Stored data:

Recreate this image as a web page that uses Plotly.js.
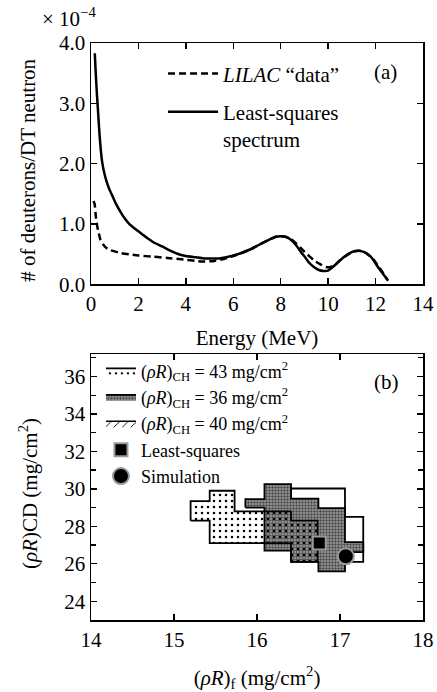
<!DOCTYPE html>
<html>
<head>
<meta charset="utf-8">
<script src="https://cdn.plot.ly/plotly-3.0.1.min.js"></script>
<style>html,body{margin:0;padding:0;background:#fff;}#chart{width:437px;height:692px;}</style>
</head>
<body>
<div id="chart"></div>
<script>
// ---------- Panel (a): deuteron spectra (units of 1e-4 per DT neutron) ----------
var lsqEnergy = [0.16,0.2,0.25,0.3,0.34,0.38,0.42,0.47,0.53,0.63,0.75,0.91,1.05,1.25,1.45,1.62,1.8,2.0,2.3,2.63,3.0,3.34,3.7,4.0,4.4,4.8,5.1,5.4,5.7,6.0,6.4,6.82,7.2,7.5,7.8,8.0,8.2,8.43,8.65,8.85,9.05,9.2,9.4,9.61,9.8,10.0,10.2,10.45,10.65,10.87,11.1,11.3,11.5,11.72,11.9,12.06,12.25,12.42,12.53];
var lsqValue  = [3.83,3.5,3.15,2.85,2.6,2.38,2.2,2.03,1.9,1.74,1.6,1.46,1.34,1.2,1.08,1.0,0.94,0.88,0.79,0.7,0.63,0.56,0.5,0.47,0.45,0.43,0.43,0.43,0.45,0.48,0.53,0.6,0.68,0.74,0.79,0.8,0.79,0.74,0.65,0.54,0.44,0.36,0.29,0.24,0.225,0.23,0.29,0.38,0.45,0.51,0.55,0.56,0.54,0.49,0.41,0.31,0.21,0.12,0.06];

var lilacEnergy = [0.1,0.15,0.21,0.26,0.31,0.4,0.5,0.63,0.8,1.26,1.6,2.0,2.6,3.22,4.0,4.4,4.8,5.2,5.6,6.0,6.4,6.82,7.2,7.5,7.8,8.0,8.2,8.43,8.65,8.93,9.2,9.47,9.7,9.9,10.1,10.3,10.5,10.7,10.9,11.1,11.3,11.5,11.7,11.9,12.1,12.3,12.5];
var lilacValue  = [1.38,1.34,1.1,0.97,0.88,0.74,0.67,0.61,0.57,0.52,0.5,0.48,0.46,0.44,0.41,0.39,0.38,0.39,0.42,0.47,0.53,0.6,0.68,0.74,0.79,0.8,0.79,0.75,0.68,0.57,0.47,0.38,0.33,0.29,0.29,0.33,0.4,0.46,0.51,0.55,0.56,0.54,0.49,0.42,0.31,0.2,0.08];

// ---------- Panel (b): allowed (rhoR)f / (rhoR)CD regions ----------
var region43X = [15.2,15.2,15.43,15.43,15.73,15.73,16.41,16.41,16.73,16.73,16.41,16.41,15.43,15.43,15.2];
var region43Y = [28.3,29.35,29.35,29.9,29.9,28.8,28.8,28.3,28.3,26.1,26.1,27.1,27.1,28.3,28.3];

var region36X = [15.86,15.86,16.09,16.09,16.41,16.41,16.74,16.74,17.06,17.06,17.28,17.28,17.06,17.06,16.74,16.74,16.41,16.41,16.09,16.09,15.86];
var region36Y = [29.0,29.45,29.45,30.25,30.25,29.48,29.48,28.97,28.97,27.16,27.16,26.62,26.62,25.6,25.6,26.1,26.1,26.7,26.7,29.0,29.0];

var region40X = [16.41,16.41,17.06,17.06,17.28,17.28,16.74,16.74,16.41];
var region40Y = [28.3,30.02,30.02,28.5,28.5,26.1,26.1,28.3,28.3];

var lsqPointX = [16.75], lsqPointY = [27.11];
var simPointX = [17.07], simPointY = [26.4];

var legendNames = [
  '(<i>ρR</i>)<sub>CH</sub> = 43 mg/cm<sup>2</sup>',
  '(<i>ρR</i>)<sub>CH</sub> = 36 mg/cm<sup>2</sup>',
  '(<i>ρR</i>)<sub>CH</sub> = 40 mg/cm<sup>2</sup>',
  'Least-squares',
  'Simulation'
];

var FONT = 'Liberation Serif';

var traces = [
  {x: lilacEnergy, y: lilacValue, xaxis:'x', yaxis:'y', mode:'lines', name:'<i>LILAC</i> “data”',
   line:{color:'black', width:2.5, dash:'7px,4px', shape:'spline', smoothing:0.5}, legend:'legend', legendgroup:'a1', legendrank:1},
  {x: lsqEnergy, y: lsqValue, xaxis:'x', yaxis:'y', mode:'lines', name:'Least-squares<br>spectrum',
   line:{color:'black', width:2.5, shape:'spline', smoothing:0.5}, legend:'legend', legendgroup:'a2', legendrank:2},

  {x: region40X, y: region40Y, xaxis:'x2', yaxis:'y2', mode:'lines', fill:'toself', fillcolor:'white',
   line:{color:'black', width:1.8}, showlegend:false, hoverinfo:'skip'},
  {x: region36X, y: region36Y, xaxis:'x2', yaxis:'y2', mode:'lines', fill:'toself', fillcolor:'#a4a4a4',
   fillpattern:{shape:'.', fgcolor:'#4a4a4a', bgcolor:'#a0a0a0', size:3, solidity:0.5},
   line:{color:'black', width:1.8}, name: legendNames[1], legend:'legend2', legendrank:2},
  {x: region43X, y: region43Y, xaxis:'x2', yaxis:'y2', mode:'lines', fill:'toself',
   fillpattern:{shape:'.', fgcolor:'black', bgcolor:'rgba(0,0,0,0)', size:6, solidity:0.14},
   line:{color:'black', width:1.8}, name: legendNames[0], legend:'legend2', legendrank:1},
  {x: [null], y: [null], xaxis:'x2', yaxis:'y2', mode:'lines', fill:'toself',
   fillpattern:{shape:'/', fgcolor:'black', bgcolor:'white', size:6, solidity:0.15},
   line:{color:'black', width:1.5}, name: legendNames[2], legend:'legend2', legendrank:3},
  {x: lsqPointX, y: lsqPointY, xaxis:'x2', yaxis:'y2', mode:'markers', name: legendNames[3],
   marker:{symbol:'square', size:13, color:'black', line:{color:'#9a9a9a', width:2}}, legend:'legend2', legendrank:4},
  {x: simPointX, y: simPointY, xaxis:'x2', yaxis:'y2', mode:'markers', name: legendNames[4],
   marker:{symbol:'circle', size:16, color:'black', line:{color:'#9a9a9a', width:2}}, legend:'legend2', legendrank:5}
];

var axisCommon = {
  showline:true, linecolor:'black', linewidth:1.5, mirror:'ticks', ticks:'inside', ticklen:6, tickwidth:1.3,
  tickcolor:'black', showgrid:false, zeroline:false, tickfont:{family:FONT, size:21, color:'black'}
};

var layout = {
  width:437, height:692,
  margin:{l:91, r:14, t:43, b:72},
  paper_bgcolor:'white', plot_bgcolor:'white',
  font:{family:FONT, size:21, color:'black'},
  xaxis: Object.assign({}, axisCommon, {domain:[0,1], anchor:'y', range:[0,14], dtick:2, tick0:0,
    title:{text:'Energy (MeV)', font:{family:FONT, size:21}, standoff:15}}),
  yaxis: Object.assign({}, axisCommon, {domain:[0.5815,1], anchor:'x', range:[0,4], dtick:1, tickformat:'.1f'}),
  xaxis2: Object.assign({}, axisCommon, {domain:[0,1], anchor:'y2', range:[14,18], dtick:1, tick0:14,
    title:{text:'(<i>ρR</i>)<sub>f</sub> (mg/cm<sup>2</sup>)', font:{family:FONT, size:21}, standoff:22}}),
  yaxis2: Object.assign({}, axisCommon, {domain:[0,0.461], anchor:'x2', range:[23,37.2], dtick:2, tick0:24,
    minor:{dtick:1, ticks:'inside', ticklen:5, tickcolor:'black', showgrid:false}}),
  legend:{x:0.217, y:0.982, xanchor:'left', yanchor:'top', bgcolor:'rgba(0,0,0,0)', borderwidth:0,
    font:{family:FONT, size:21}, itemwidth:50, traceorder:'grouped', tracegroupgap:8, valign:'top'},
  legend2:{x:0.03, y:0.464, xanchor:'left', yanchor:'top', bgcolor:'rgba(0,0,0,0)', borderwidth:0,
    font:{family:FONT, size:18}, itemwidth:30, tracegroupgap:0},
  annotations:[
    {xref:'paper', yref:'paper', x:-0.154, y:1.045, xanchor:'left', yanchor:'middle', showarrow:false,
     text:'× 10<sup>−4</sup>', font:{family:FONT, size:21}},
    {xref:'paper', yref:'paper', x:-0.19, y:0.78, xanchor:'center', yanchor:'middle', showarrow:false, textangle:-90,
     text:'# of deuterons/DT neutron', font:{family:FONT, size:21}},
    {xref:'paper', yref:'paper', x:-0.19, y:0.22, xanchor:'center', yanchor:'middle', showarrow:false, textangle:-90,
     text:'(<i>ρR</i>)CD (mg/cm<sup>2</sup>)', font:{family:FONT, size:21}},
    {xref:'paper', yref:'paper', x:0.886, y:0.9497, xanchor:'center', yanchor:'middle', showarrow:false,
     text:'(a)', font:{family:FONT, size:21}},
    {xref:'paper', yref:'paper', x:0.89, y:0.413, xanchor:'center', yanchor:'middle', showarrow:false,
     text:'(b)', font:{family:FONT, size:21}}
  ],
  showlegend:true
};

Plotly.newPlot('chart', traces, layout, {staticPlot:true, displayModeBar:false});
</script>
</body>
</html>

Task goal:
Only lines belong in the copy: transcribe those from the start of the data through the line that contains "var simPointX = [17.07], simPointY = [26.4];", and skip the pictures.

Right answer:
Recreate this image as a web page that uses Plotly.js.
<!DOCTYPE html>
<html>
<head>
<meta charset="utf-8">
<script src="https://cdn.plot.ly/plotly-3.0.1.min.js"></script>
<style>html,body{margin:0;padding:0;background:#fff;}#chart{width:437px;height:692px;}</style>
</head>
<body>
<div id="chart"></div>
<script>
// ---------- Panel (a): deuteron spectra (units of 1e-4 per DT neutron) ----------
var lsqEnergy = [0.16,0.2,0.25,0.3,0.34,0.38,0.42,0.47,0.53,0.63,0.75,0.91,1.05,1.25,1.45,1.62,1.8,2.0,2.3,2.63,3.0,3.34,3.7,4.0,4.4,4.8,5.1,5.4,5.7,6.0,6.4,6.82,7.2,7.5,7.8,8.0,8.2,8.43,8.65,8.85,9.05,9.2,9.4,9.61,9.8,10.0,10.2,10.45,10.65,10.87,11.1,11.3,11.5,11.72,11.9,12.06,12.25,12.42,12.53];
var lsqValue  = [3.83,3.5,3.15,2.85,2.6,2.38,2.2,2.03,1.9,1.74,1.6,1.46,1.34,1.2,1.08,1.0,0.94,0.88,0.79,0.7,0.63,0.56,0.5,0.47,0.45,0.43,0.43,0.43,0.45,0.48,0.53,0.6,0.68,0.74,0.79,0.8,0.79,0.74,0.65,0.54,0.44,0.36,0.29,0.24,0.225,0.23,0.29,0.38,0.45,0.51,0.55,0.56,0.54,0.49,0.41,0.31,0.21,0.12,0.06];

var lilacEnergy = [0.1,0.15,0.21,0.26,0.31,0.4,0.5,0.63,0.8,1.26,1.6,2.0,2.6,3.22,4.0,4.4,4.8,5.2,5.6,6.0,6.4,6.82,7.2,7.5,7.8,8.0,8.2,8.43,8.65,8.93,9.2,9.47,9.7,9.9,10.1,10.3,10.5,10.7,10.9,11.1,11.3,11.5,11.7,11.9,12.1,12.3,12.5];
var lilacValue  = [1.38,1.34,1.1,0.97,0.88,0.74,0.67,0.61,0.57,0.52,0.5,0.48,0.46,0.44,0.41,0.39,0.38,0.39,0.42,0.47,0.53,0.6,0.68,0.74,0.79,0.8,0.79,0.75,0.68,0.57,0.47,0.38,0.33,0.29,0.29,0.33,0.4,0.46,0.51,0.55,0.56,0.54,0.49,0.42,0.31,0.2,0.08];

// ---------- Panel (b): allowed (rhoR)f / (rhoR)CD regions ----------
var region43X = [15.2,15.2,15.43,15.43,15.73,15.73,16.41,16.41,16.73,16.73,16.41,16.41,15.43,15.43,15.2];
var region43Y = [28.3,29.35,29.35,29.9,29.9,28.8,28.8,28.3,28.3,26.1,26.1,27.1,27.1,28.3,28.3];

var region36X = [15.86,15.86,16.09,16.09,16.41,16.41,16.74,16.74,17.06,17.06,17.28,17.28,17.06,17.06,16.74,16.74,16.41,16.41,16.09,16.09,15.86];
var region36Y = [29.0,29.45,29.45,30.25,30.25,29.48,29.48,28.97,28.97,27.16,27.16,26.62,26.62,25.6,25.6,26.1,26.1,26.7,26.7,29.0,29.0];

var region40X = [16.41,16.41,17.06,17.06,17.28,17.28,16.74,16.74,16.41];
var region40Y = [28.3,30.02,30.02,28.5,28.5,26.1,26.1,28.3,28.3];

var lsqPointX = [16.75], lsqPointY = [27.11];
var simPointX = [17.07], simPointY = [26.4];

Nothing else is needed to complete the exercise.